C’est dans ce contexte que ressort ce vieux serpent de mer de taxation des indemnités journalières. Voilà quinze ans que la question est posée au gouvernement par des parlementaires facétieux, amateurs d’amendements baroques. Voilà quinze ans que les gouvernants qui ne veulent pas finir sous les tomates, sur les marchés de leurs mandats locaux, repoussent la suggestion avec un haussement d’épaules qui signifie qu’ils ne sont pas tout à fait dingues.

Pourquoi ce changement de pied cette année ? Ce n’est qu’une hypothèse, mais la perte abyssale de 130 milliards d’euros au bilan comptable de la société France ne doit pas être étrangère à ce revirement qui peut apparaître, au choix, comme une bêtise ou comme une provocation. Personnellement, je penche pour le premier terme.
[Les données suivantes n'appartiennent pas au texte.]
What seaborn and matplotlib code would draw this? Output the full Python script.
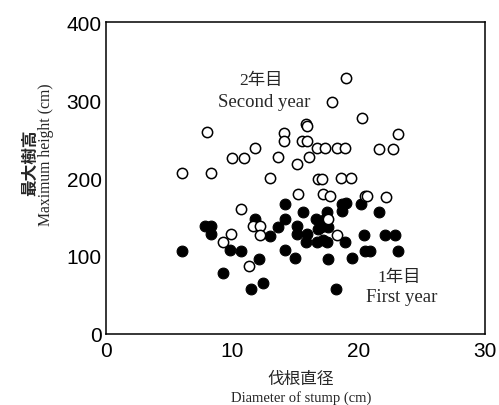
import matplotlib
matplotlib.use("Agg")
import matplotlib.pyplot as plt
import seaborn as sns
import pandas as pd

# Second year (open circles)
second_x = [6.0, 8.0, 8.3, 10.0, 10.9, 11.8, 13.0, 13.6, 14.1, 14.1, 15.1, 15.8, 15.9,
            15.5, 15.9, 16.1, 16.7, 17.3, 16.8, 17.1, 19.0, 17.9, 20.3, 23.1, 18.3,
            18.9, 21.6, 22.7, 18.6, 19.4, 15.2, 17.2, 17.7, 10.7, 11.6, 12.2, 12.2,
            9.9, 9.3, 17.6, 18.3, 11.3, 20.5, 20.7, 22.2]
second_y = [207, 259, 207, 226, 226, 238, 200, 227, 258, 248, 218, 269, 267,
            248, 248, 227, 238, 238, 199, 199, 328, 298, 277, 257, 238,
            238, 237, 237, 200, 200, 180, 180, 177, 160, 138, 138, 127,
            128, 118, 148, 127, 87, 177, 177, 176]

# First year (filled circles)
first_x = [6.0, 7.8, 8.3, 8.3, 9.8, 10.7, 9.3, 11.8, 12.1, 12.4, 11.5, 13.0, 13.6,
           14.2, 14.2, 14.2, 15.0, 15.6, 15.1, 15.1, 15.9, 15.8, 16.6, 16.8, 16.7,
           17.5, 17.5, 17.6, 18.2, 18.7, 19.0, 18.7, 20.2, 21.6, 17.3, 17.6, 17.0,
           17.2, 18.9, 20.4, 22.1, 22.9, 20.5, 20.9, 23.1, 19.5]
first_y = [107, 138, 138, 128, 108, 106, 78, 148, 96, 66, 58, 126, 137,
           147, 167, 108, 97, 157, 138, 128, 128, 118, 147, 135, 118,
           118, 156, 96, 58, 167, 168, 158, 167, 157, 147, 137, 137,
           120, 118, 127, 127, 127, 106, 106, 106, 97]

x_ticks = [0, 10, 20, 30]
y_ticks = [0, 100, 200, 300, 400]

sns.set_style("white")
plt.rcParams['font.family'] = ['Liberation Sans', 'DejaVu Sans']

fig = plt.figure(figsize=(4.99, 4.06), dpi=100)
ax = fig.add_axes([0.2124, 0.1749, 0.9719 - 0.2124, 0.9433 - 0.1749])

df1 = pd.DataFrame({"x": first_x, "y": first_y})
df2 = pd.DataFrame({"x": second_x, "y": second_y})

sns.scatterplot(data=df1, x="x", y="y", ax=ax, s=60, color="black",
                edgecolor="black", linewidth=0.8, zorder=3)
sns.scatterplot(data=df2, x="x", y="y", ax=ax, s=55, facecolor="white",
                edgecolor="black", linewidth=1.1, zorder=4)

ax.set_xlim(0, 30)
ax.set_ylim(0, 400)
ax.set_xticks(x_ticks)
ax.set_yticks(y_ticks)
ax.set_xticklabels([str(v) for v in x_ticks])
ax.set_yticklabels([str(v) for v in y_ticks])
ax.tick_params(direction="in", length=5, width=1.0, labelsize=15, colors="black",
               pad=3)
ax.tick_params(axis="x", pad=5)
for sp in ax.spines.values():
    sp.set_visible(True)
    sp.set_color("black")
    sp.set_linewidth(1.1)
ax.set_xlabel("")
ax.set_ylabel("")

serif = ['Liberation Serif', 'Noto Sans CJK JP']
cjk = ['Noto Sans CJK JP', 'Liberation Serif']

# annotations
ax.text(12.3, 326, "2年目", family=serif, fontsize=12.5, ha="center", va="center")
ax.text(12.5, 298, "Second year", family=serif, fontsize=13.5, ha="center", va="center")
ax.text(23.2, 73, "1年目", family=serif, fontsize=12.5, ha="center", va="center")
ax.text(23.4, 48, "First year", family=serif, fontsize=13.5, ha="center", va="center")

# axis labels
fig.text(301 / 499, 1 - 379 / 406, "伐根直径", family=cjk, fontsize=12,
         ha="center", va="center")
fig.text(301 / 499, 1 - 398 / 406, "Diameter of stump (cm)", family=serif,
         fontsize=10.5, ha="center", va="center")
fig.text(30 / 499, 1 - 163 / 406, "最大樹高", family=cjk, fontsize=12,
         fontweight="bold", rotation=90, ha="center", va="center")
fig.text(46 / 499, 1 - 155 / 406, "Maximum height (cm)", family=serif,
         fontsize=11.3, rotation=90, ha="center", va="center")

fig.savefig("out.png", dpi=100)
Il n’est pas sûr, d’ailleurs, que la mesure trouve son application. On imagine mal des députés godillots et des sénateurs endormis voter facilement la disposition. Ca va râler sec dans les couloirs et peut-être courageusement s’absenter de l’hémicycle au moment du vote.

L’épisode, en tout cas, dit bien l’effarante inquiétude dans laquelle vivent les gouvernants d’un Etat en faillite. Les plus médiocres ficelles semblent bonnes désormais pour tromper l’angoisse, c’est-à-dire pour tenter de rendre à peine présentable un budget qui en devient comique à force d’enregistrer des pertes.

Nous voilà renseignés aussi sur l’artificialité du discours public qui ne dépeint absolument pas la gravité de la situation des finances publiques, qui ne saisit ni l’opinion, ni surtout les électeurs, des efforts que nous aurons à faire, collectivement, pour sortir du trou noir dans lequel nous nous enfonçons depuis trente ans. De démagogies successives en manque de courage constant, nous utilisons des rustines et des expédients pour entretenir l’illusion que nous sommes encore un pays riche.

La vérité, c’est que nous sommes pauvres et fauchés. Cela s’entendait hier soir. Mais en creux.